__Task data__:
• • • • • • •

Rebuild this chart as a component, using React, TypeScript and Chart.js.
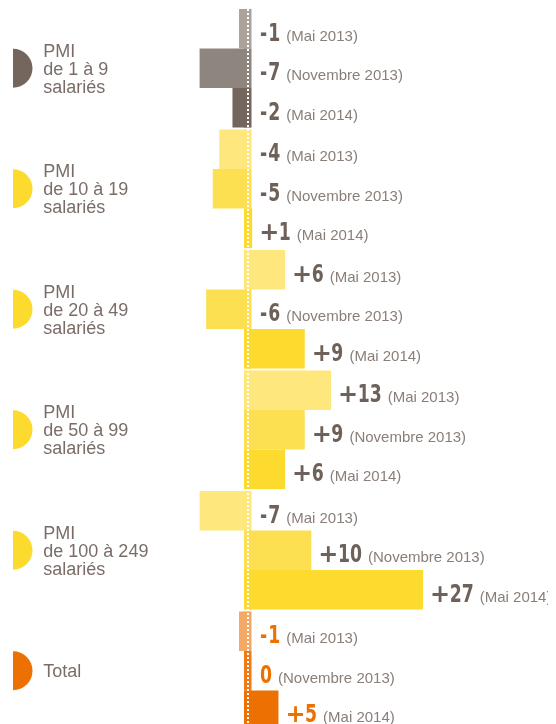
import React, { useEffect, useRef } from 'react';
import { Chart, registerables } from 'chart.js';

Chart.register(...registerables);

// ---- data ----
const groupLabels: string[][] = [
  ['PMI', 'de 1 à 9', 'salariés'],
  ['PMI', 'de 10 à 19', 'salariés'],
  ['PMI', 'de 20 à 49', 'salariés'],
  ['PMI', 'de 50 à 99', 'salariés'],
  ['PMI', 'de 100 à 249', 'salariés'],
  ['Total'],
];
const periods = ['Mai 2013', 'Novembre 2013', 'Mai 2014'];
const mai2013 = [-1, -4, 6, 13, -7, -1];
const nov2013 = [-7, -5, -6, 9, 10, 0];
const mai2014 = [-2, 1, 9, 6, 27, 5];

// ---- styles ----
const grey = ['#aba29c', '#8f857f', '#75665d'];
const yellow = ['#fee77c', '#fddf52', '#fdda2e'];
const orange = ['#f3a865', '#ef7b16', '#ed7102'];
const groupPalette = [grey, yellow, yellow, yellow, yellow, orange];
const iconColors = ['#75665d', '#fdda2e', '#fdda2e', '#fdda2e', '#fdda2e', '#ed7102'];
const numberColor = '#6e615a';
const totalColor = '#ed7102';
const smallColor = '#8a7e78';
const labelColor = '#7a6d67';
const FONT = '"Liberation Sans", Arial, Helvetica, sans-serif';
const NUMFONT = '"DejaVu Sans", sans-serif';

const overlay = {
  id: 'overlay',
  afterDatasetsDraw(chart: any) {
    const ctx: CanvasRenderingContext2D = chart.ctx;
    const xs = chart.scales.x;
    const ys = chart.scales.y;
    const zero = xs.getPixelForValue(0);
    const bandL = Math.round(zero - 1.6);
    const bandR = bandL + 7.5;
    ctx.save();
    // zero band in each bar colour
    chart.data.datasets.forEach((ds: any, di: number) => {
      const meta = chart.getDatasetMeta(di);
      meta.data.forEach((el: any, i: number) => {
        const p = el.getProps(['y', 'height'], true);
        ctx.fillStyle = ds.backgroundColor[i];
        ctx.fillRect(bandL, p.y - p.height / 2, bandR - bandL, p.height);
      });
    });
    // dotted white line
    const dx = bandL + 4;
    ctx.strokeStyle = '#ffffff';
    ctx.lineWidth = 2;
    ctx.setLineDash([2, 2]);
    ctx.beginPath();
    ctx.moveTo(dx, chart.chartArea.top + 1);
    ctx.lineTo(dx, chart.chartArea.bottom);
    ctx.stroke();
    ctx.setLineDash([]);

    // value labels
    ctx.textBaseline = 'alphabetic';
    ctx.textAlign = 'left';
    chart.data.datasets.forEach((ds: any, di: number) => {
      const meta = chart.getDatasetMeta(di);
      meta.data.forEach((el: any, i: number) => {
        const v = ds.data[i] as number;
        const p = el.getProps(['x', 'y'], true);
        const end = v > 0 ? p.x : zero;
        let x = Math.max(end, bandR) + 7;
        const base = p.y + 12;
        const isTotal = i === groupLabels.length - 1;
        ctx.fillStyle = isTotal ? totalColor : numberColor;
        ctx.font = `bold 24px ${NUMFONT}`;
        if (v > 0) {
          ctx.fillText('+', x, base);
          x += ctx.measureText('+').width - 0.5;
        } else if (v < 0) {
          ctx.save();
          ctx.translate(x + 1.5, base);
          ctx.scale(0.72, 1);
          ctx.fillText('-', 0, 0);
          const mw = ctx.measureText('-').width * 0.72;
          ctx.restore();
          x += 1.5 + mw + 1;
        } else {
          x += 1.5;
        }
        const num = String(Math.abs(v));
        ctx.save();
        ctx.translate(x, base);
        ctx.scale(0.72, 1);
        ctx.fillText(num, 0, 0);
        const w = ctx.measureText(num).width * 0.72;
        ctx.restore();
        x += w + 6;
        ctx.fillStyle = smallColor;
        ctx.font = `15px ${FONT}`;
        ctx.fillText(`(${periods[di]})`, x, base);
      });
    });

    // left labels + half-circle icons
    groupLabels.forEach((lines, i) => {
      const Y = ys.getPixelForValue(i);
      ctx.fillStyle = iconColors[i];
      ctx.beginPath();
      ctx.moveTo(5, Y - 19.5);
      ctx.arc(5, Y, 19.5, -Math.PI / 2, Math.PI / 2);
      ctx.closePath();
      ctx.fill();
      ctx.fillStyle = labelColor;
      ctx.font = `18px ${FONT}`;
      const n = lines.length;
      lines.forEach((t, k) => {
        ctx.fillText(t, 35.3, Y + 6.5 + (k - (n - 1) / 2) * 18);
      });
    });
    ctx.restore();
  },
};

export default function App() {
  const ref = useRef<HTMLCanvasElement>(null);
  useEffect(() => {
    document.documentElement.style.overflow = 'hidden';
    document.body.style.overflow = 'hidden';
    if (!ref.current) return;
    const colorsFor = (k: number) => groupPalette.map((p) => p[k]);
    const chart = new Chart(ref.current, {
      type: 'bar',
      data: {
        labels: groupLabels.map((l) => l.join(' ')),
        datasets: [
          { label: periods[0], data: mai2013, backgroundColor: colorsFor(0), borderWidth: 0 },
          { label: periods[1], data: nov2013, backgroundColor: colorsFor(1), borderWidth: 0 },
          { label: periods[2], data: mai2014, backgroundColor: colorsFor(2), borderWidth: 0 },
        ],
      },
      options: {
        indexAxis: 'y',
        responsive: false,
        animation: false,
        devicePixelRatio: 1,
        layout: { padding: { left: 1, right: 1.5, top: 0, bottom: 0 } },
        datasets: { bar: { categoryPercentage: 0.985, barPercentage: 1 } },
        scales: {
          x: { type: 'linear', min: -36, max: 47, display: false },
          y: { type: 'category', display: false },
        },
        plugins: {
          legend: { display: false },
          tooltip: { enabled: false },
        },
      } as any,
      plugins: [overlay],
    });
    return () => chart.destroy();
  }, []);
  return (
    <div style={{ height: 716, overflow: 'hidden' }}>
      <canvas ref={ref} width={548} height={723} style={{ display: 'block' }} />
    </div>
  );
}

• • • • • • •

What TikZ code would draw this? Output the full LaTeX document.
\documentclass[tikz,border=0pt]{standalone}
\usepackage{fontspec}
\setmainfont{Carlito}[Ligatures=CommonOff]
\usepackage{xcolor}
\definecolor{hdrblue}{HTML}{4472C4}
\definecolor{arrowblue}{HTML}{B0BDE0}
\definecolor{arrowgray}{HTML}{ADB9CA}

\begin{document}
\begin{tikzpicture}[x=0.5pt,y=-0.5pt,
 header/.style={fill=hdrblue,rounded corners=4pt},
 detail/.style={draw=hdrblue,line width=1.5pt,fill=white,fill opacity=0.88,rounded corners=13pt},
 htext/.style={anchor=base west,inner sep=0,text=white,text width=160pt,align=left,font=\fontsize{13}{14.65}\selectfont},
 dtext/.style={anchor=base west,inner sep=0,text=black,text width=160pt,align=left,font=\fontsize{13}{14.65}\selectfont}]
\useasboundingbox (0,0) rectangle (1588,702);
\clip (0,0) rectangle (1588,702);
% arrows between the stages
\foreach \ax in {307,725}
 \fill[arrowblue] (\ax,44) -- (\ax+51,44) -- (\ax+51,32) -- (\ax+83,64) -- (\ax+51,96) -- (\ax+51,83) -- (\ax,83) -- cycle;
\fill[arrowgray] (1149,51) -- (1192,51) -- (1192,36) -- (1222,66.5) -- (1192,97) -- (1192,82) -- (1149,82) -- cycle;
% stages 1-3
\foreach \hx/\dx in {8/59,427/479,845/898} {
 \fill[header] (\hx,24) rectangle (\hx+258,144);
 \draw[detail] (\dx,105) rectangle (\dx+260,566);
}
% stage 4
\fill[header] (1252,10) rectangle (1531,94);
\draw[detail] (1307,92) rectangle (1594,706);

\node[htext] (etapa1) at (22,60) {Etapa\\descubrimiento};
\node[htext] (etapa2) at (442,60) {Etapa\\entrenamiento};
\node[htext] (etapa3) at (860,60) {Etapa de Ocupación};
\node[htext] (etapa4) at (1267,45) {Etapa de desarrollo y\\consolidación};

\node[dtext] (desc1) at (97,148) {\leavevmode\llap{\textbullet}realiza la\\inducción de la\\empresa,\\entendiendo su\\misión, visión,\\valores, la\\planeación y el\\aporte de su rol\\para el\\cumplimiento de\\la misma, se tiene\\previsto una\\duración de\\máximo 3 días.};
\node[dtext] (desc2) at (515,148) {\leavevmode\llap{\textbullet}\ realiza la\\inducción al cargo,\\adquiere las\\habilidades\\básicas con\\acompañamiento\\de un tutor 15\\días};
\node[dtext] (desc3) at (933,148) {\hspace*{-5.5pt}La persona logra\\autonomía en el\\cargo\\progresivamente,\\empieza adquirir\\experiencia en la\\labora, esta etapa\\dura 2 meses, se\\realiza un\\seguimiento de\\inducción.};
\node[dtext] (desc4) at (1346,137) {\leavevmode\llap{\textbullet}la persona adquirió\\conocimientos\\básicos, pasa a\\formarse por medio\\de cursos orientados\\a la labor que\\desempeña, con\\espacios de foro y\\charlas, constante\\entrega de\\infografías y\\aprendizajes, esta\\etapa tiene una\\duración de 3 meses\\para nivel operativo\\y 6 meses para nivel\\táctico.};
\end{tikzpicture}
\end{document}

• • • • • • •

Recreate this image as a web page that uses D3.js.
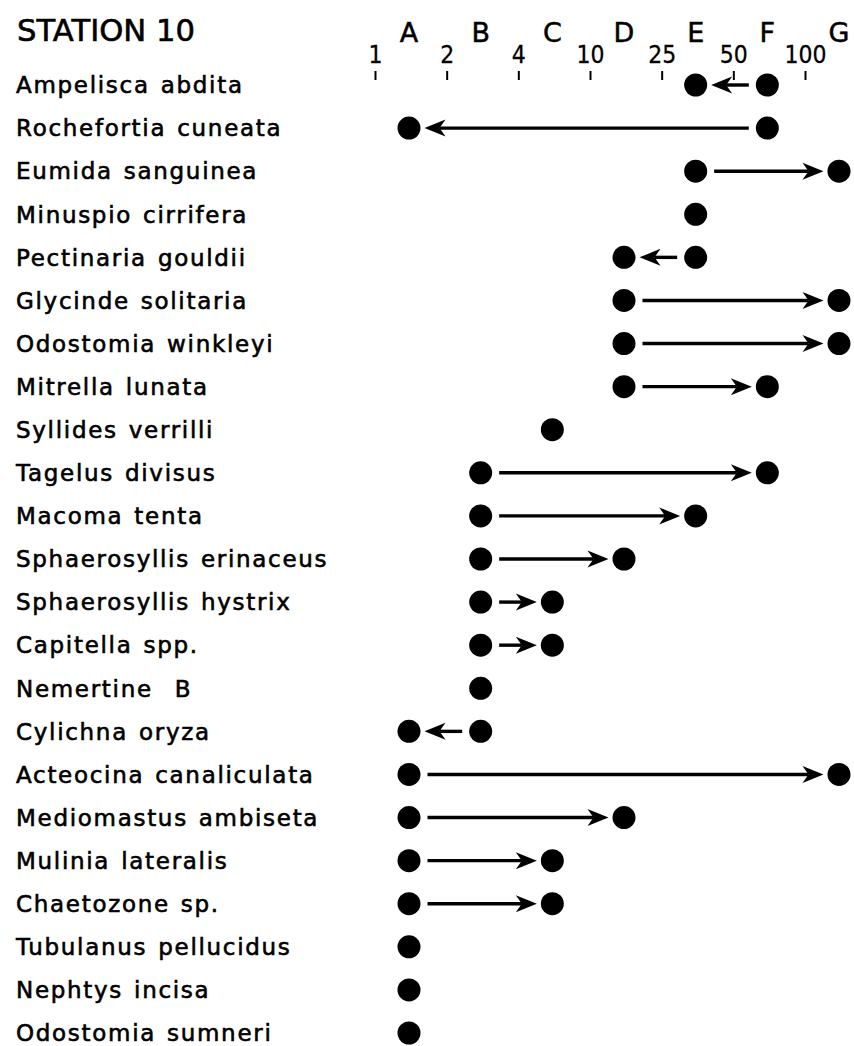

• • • • • • •

__The task__: Exactly the lines from the one with "Rebuild this chart" through the one with "Chart.register(...registerables);" are to be reproduced, and no pictures with them.

__Final result__:
Rebuild this chart as a component, using React, TypeScript and Chart.js.
import React, { useEffect, useRef } from 'react';
import { Chart, registerables } from 'chart.js';

Chart.register(...registerables);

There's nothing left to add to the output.